> _AIM OF THE TASK_
Gather every line holding the string "this".

Data entries:

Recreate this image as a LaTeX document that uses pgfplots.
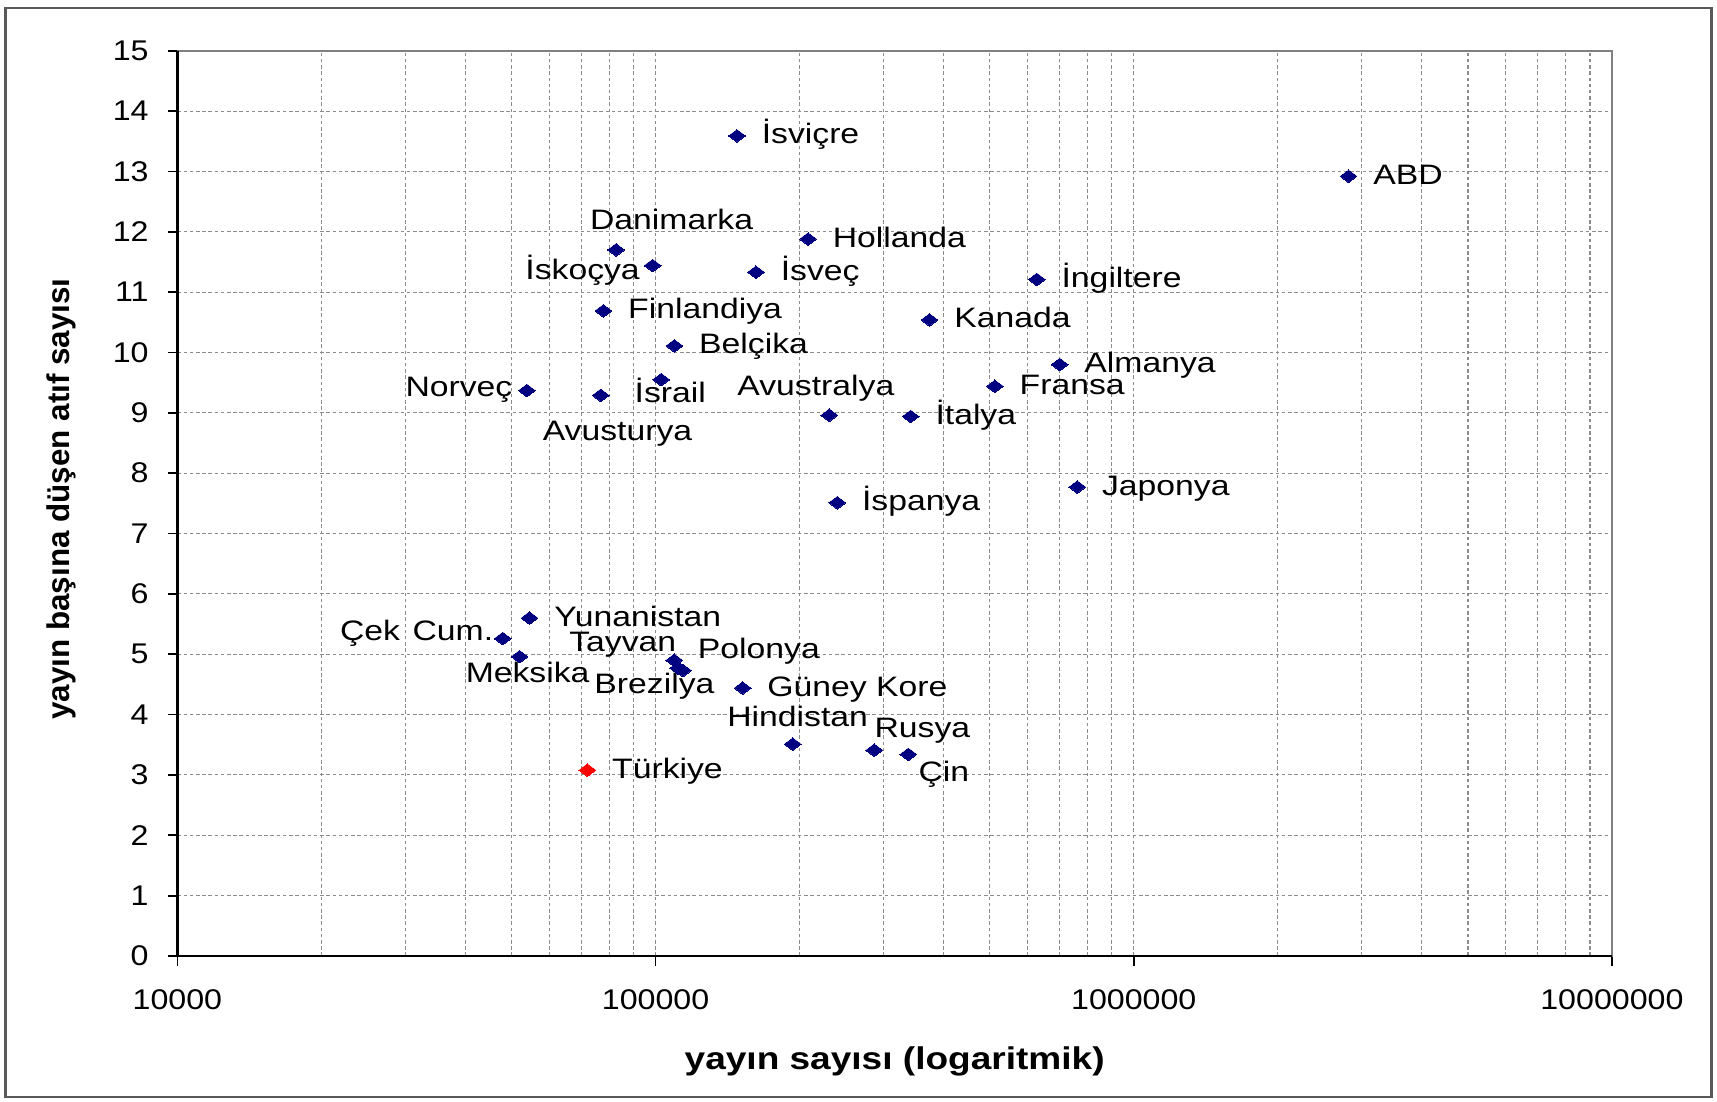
\documentclass[border=0pt]{standalone}
\usepackage{fontspec}
\setmainfont{Liberation Sans}
\newfontfamily\lblfont[FakeStretch=1.2]{Liberation Sans}
\newfontfamily\tickfont[FakeStretch=1.13]{Liberation Sans}
\newfontfamily\xtitlefont[FakeStretch=1.18]{Liberation Sans}
\usepackage{pgfplots}
\pgfplotsset{compat=1.18}
\definecolor{navyp}{HTML}{000080}
\definecolor{gridc}{HTML}{8C8C8C}
\newcommand{\lbl}[4][]{\node[inner sep=0pt, font=\lblfont\fontsize{7.7}{9}\selectfont, #1] at (axis cs:#2,#3) {#4};}
\newcommand{\rlbl}[3]{\lbl[anchor=base west, xshift=6.6pt, yshift=-2.2pt]{#1}{#2}{#3}}
\begin{document}
\begin{tikzpicture}
\useasboundingbox (-48.6pt,-39.9pt) rectangle (421.8pt,261.9pt);
\draw[black!65, line width=0.6pt] (-47.1pt,-38.7pt) rectangle (420.3pt,259.65pt);
\begin{axis}[
  at={(0pt,0pt)}, anchor=south west,
  scale only axis, width=393pt, height=248pt,
  xmode=log, xmin=10000, xmax=10000000, ymin=0, ymax=15,
  clip=false,
  xtick={10000,100000,1000000,10000000},
  xticklabels={10000,100000,1000000,10000000},
  minor xtick={20000,30000,40000,50000,60000,70000,80000,90000,200000,300000,400000,500000,600000,700000,800000,900000,2000000,3000000,4000000,5000000,6000000,7000000,8000000,9000000},
  ytick={0,1,2,3,4,5,6,7,8,9,10,11,12,13,14,15},
  yticklabels={0,1,2,3,4,5,6,7,8,9,10,11,12,13,14,15},
  xmajorgrids, xminorgrids, ymajorgrids,
  grid style={gridc, dash pattern=on 0.95pt off 0.75pt, line width=0.3pt},
  minor grid style={gridc, dash pattern=on 0.95pt off 0.75pt, line width=0.3pt},
  major grid style={gridc, dash pattern=on 0.95pt off 0.75pt, line width=0.3pt},
  tick align=outside, xtick pos=left, ytick pos=left,
  major tick length=2.7pt, minor tick length=0pt,
  major tick style={black, line width=0.5pt},
  axis line style={black!50, line width=0.45pt},
  /pgf/number format/assume math mode=true,
  tick label style={font=\tickfont\fontsize{7.8}{9}\selectfont, inner sep=0pt},
  xticklabel style={anchor=north, yshift=-6.2pt},
  yticklabel style={anchor=east, xshift=-5pt},
  xlabel={\xtitlefont\bfseries yayın sayısı (logaritmik)},
  ylabel={\bfseries yayın başına düşen atıf sayısı},
  xlabel style={at={(axis description cs:0.5,0)}, anchor=base, yshift=-31.2pt, inner sep=0pt, font=\fontsize{8.6}{10}\selectfont},
  ylabel style={at={(axis description cs:0,0.5)}, anchor=base, xshift=1.2pt, yshift=29.7pt, inner sep=0pt, font=\fontsize{8.6}{10}\selectfont},
]
\addplot[only marks, mark=diamond*, mark size=2.3pt, mark options={rotate=90, fill=navyp, draw=navyp, line width=0pt}] coordinates {
(148000,13.59) (2814000,12.92) (82700,11.70) (208400,11.88) (98600,11.44)
(162200,11.33) (627000,11.21) (77800,10.69) (374000,10.54) (109500,10.11)
(700000,9.80) (102700,9.55) (53800,9.37) (76800,9.29) (512400,9.44)
(230900,8.96) (341600,8.94) (762000,7.77) (239900,7.51) (54500,5.60)
(47900,5.26) (51950,4.96) (109400,4.90) (111500,4.77) (114100,4.73)
(152100,4.44) (193600,3.51) (286600,3.41) (337700,3.34)
};
\addplot[only marks, mark=diamond*, mark size=2.3pt, mark options={rotate=90, fill=red, draw=red, line width=0pt}] coordinates {
(72000,3.08)
};
\draw[black, line width=0.65pt] (rel axis cs:0,1) -- (rel axis cs:0,0) -- (rel axis cs:1,0);
\rlbl{148000}{13.59}{İsviçre}
\rlbl{2814000}{12.92}{ABD}
\lbl[anchor=base, xshift=15.2pt, yshift=5.6pt]{82700}{11.70}{Danimarka}
\rlbl{208400}{11.88}{Hollanda}
\lbl[anchor=base, xshift=-19.2pt, yshift=-3.8pt]{98600}{11.44}{İskoçya}
\rlbl{162200}{11.33}{İsveç}
\rlbl{627000}{11.21}{İngiltere}
\rlbl{77800}{10.69}{Finlandiya}
\rlbl{374000}{10.54}{Kanada}
\rlbl{109500}{10.11}{Belçika}
\rlbl{700000}{9.80}{Almanya}
\lbl[anchor=base, xshift=2.5pt, yshift=-6.2pt]{102700}{9.55}{İsrail}
\lbl[anchor=base, xshift=-18.6pt, yshift=-1.6pt]{53800}{9.37}{Norveç}
\lbl[anchor=base, xshift=4.6pt, yshift=-12.3pt]{76800}{9.29}{Avusturya}
\rlbl{512400}{9.44}{Fransa}
\lbl[anchor=base, xshift=-3.7pt, yshift=5.3pt]{230900}{8.96}{Avustralya}
\rlbl{341600}{8.94}{İtalya}
\rlbl{762000}{7.77}{Japonya}
\rlbl{239900}{7.51}{İspanya}
\rlbl{54500}{5.60}{Yunanistan}
\lbl[anchor=base east, xshift=-2.4pt, yshift=-0.5pt]{47900}{5.26}{Çek\hspace{0.45em}Cum.}
\lbl[anchor=base, xshift=2.2pt, yshift=-7.0pt]{51950}{4.96}{Meksika}
\lbl[anchor=base, xshift=-14.1pt, yshift=2.3pt]{109400}{4.90}{Tayvan}
\lbl[anchor=base, xshift=-6.5pt, yshift=-7.0pt]{111500}{4.77}{Brezilya}
\lbl[anchor=base, xshift=20.8pt, yshift=3.4pt]{114100}{4.73}{Polonya}
\rlbl{152100}{4.44}{Güney Kore}
\lbl[anchor=base, xshift=1.35pt, yshift=4.8pt]{193600}{3.51}{Hindistan}
\lbl[anchor=base, xshift=13.2pt, yshift=3.4pt]{286600}{3.41}{Rusya}
\lbl[anchor=base, xshift=9.75pt, yshift=-7.5pt]{337700}{3.34}{Çin}
\rlbl{72000}{3.08}{Türkiye}
\end{axis}
\end{tikzpicture}
\end{document}
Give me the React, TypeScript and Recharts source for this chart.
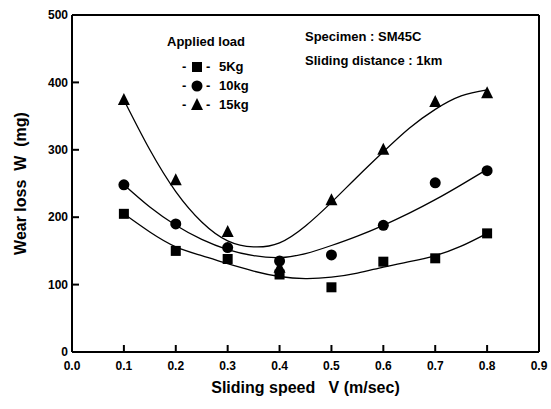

> _EXPECTED ANSWER_
Recreate this image as a LaTeX document that uses pgfplots.
Give me the React, TypeScript and Recharts source for this chart.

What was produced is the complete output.